Data excerpts:
⁂
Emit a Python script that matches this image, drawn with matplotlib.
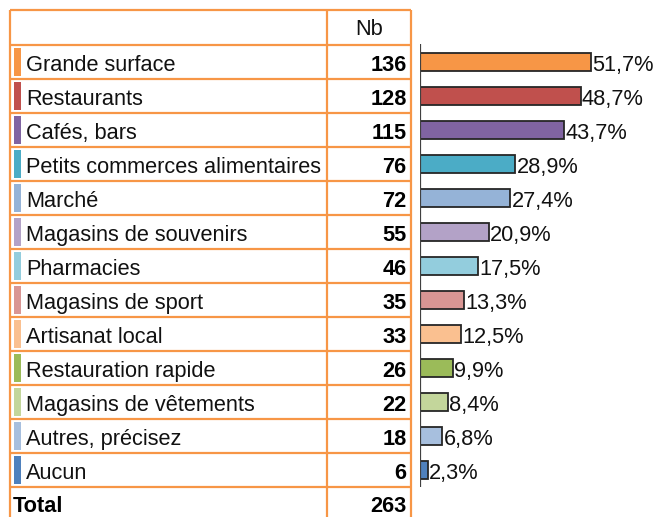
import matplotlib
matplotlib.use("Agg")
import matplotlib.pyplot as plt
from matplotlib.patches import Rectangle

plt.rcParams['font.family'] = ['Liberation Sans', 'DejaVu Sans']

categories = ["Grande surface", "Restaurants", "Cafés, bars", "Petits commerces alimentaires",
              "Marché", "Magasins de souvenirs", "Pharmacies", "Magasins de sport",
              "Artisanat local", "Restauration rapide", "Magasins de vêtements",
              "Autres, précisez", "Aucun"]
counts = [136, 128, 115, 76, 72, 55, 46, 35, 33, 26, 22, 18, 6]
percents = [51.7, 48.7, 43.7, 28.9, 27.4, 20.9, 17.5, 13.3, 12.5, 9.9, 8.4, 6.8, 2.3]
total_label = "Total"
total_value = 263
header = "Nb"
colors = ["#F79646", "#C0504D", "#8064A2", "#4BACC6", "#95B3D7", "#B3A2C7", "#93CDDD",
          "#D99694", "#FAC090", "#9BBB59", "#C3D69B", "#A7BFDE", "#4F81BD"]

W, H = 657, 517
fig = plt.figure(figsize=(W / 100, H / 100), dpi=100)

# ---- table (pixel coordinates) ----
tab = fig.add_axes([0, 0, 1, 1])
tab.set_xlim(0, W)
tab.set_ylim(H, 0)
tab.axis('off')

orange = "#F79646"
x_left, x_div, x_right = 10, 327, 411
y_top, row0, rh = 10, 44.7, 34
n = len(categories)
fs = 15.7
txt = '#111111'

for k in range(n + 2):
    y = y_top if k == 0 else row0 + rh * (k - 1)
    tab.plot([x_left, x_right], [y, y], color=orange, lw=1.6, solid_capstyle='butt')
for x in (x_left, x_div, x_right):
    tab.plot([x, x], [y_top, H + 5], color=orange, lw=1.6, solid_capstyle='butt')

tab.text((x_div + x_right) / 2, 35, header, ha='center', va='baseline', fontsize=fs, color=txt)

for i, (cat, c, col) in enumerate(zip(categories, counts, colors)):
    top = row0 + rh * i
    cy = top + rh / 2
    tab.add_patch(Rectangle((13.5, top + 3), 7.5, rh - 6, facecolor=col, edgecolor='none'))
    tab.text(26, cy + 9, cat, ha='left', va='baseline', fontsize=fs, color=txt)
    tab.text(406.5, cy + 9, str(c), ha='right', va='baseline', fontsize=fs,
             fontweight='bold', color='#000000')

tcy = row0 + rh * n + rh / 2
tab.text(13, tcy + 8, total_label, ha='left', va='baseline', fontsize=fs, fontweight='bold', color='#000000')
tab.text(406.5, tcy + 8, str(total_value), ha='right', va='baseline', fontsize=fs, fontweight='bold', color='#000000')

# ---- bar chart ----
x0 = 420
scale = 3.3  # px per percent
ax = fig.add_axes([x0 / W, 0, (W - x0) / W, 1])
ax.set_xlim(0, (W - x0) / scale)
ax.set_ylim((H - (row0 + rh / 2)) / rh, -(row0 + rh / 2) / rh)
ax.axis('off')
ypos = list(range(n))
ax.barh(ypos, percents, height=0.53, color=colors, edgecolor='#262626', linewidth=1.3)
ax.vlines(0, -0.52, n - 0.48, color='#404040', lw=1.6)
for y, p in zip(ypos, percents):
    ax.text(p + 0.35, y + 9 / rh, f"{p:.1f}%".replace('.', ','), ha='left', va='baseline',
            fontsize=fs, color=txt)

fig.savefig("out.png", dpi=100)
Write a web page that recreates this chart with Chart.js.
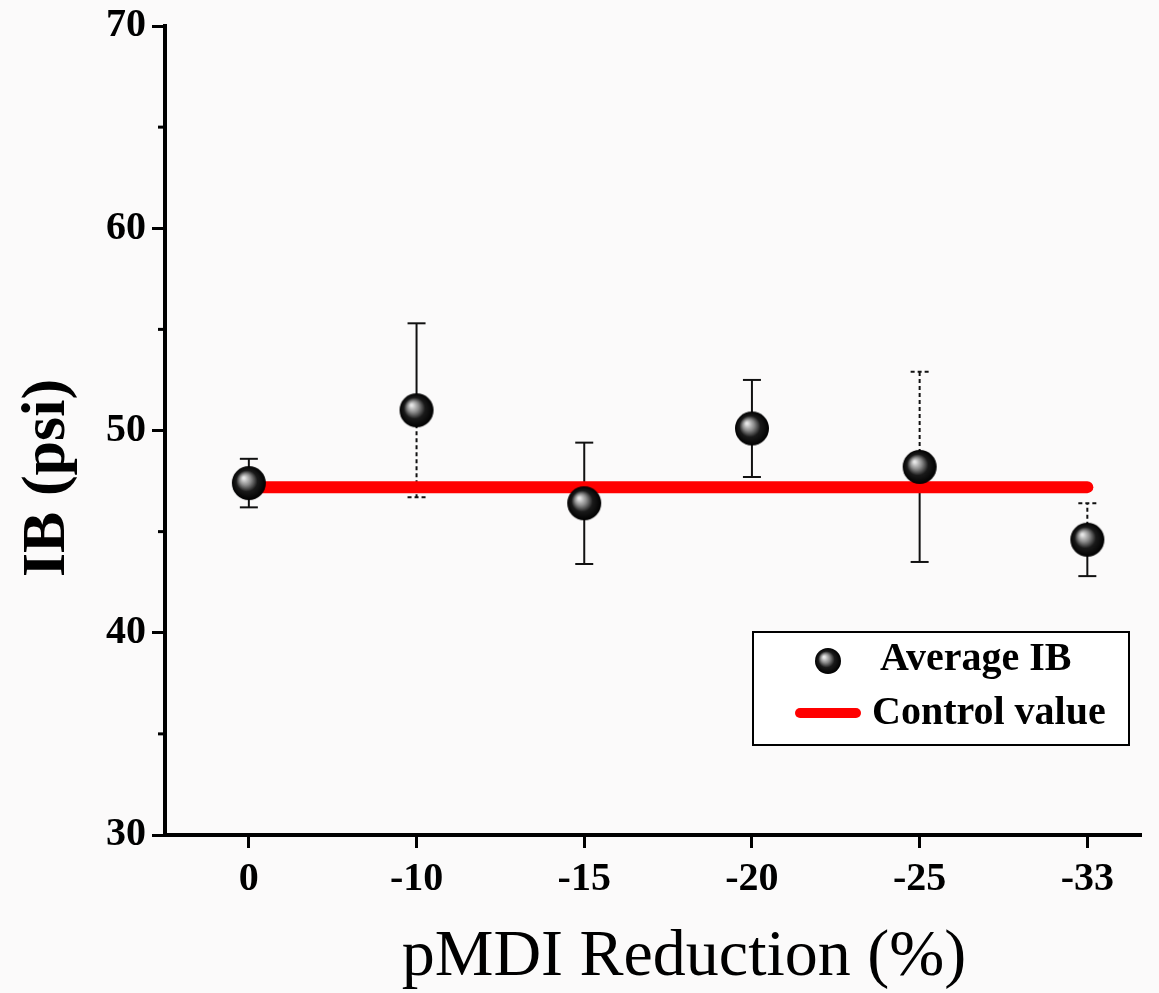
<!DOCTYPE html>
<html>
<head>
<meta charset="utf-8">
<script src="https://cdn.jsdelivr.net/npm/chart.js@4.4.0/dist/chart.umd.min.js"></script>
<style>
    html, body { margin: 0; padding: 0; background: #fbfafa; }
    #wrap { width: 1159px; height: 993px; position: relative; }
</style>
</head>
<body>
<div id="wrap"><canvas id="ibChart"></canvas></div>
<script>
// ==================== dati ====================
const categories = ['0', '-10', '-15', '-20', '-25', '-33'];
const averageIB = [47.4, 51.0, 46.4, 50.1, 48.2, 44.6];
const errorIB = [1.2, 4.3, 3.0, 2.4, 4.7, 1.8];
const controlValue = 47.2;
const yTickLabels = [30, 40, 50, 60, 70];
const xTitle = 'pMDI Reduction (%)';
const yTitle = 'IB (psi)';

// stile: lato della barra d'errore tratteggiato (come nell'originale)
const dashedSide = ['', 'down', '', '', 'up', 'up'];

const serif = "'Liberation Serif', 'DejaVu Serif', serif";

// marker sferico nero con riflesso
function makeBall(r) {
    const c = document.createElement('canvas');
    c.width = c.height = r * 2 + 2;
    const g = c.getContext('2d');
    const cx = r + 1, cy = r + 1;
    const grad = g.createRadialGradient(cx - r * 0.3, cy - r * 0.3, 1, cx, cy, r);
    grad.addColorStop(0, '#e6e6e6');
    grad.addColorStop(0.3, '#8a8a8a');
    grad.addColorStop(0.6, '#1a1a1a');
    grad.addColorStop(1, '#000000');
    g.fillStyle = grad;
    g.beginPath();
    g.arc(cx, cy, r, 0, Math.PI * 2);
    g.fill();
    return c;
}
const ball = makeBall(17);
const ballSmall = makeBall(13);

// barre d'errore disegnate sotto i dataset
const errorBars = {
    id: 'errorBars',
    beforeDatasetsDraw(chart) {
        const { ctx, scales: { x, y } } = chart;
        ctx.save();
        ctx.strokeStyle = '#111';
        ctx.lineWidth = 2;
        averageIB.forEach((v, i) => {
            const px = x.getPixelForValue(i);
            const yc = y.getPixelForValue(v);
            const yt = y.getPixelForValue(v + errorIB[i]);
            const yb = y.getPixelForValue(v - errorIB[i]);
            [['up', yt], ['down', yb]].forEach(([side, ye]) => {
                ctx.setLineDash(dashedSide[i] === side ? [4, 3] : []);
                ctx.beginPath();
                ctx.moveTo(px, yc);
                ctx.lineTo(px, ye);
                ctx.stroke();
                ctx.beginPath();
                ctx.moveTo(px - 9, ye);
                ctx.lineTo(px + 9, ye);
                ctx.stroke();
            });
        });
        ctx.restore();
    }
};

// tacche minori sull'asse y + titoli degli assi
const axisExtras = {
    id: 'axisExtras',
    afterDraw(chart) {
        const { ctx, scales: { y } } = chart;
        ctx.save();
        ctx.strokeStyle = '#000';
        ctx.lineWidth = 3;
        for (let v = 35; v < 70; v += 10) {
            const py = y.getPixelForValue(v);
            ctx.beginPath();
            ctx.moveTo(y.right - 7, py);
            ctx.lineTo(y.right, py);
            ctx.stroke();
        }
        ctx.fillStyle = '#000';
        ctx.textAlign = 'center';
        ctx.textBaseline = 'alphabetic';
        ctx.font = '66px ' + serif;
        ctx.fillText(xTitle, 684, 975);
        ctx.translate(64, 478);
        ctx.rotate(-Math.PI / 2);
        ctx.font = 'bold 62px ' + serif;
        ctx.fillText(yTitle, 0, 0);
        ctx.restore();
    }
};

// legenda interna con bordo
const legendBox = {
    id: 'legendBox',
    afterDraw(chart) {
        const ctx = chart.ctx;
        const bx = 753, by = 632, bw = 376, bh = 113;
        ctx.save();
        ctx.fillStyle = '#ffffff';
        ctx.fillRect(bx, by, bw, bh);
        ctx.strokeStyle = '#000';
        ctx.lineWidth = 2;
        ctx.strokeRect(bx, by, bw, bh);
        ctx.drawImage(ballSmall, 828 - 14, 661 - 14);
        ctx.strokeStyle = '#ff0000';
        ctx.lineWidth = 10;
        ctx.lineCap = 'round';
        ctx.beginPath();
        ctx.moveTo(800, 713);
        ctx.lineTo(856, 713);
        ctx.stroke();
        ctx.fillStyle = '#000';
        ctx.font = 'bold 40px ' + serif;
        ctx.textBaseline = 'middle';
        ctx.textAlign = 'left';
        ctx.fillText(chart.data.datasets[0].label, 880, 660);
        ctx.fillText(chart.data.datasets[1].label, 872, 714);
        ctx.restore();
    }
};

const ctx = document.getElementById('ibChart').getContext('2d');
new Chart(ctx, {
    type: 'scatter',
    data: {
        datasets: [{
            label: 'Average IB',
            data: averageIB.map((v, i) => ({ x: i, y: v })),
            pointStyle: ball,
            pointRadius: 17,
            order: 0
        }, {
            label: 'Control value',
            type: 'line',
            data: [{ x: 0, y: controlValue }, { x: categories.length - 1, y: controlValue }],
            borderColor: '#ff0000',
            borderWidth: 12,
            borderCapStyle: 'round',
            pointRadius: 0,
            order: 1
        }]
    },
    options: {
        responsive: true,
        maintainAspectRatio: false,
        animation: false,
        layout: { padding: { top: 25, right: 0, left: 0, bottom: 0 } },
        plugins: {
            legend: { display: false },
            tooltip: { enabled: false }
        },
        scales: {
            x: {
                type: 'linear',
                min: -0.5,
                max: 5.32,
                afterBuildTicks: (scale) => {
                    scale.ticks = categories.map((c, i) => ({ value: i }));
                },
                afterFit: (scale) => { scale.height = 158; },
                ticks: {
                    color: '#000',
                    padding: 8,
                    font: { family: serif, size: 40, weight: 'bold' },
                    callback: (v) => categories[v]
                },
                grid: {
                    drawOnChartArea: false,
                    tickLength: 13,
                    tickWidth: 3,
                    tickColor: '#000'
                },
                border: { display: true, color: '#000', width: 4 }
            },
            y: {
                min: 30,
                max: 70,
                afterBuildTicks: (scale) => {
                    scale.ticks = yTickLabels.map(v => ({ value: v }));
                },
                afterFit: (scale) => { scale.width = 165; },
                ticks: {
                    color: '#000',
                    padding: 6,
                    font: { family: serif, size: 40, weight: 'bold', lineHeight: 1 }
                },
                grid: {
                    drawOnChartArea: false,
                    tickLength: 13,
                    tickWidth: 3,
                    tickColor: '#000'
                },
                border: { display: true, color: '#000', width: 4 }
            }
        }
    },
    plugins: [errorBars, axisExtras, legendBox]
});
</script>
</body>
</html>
⁂
Aim of the task:
Print the data above verbatim from the first line through the line holding "tab.text((x_div + x_right)", leaving every picture out.

The response:
Emit a Python script that matches this image, drawn with matplotlib.
import matplotlib
matplotlib.use("Agg")
import matplotlib.pyplot as plt
from matplotlib.patches import Rectangle

plt.rcParams['font.family'] = ['Liberation Sans', 'DejaVu Sans']

categories = ["Grande surface", "Restaurants", "Cafés, bars", "Petits commerces alimentaires",
              "Marché", "Magasins de souvenirs", "Pharmacies", "Magasins de sport",
              "Artisanat local", "Restauration rapide", "Magasins de vêtements",
              "Autres, précisez", "Aucun"]
counts = [136, 128, 115, 76, 72, 55, 46, 35, 33, 26, 22, 18, 6]
percents = [51.7, 48.7, 43.7, 28.9, 27.4, 20.9, 17.5, 13.3, 12.5, 9.9, 8.4, 6.8, 2.3]
total_label = "Total"
total_value = 263
header = "Nb"
colors = ["#F79646", "#C0504D", "#8064A2", "#4BACC6", "#95B3D7", "#B3A2C7", "#93CDDD",
          "#D99694", "#FAC090", "#9BBB59", "#C3D69B", "#A7BFDE", "#4F81BD"]

W, H = 657, 517
fig = plt.figure(figsize=(W / 100, H / 100), dpi=100)

# ---- table (pixel coordinates) ----
tab = fig.add_axes([0, 0, 1, 1])
tab.set_xlim(0, W)
tab.set_ylim(H, 0)
tab.axis('off')

orange = "#F79646"
x_left, x_div, x_right = 10, 327, 411
y_top, row0, rh = 10, 44.7, 34
n = len(categories)
fs = 15.7
txt = '#111111'

for k in range(n + 2):
    y = y_top if k == 0 else row0 + rh * (k - 1)
    tab.plot([x_left, x_right], [y, y], color=orange, lw=1.6, solid_capstyle='butt')
for x in (x_left, x_div, x_right):
    tab.plot([x, x], [y_top, H + 5], color=orange, lw=1.6, solid_capstyle='butt')

tab.text((x_div + x_right) / 2, 35, header, ha='center', va='baseline', fontsize=fs, color=txt)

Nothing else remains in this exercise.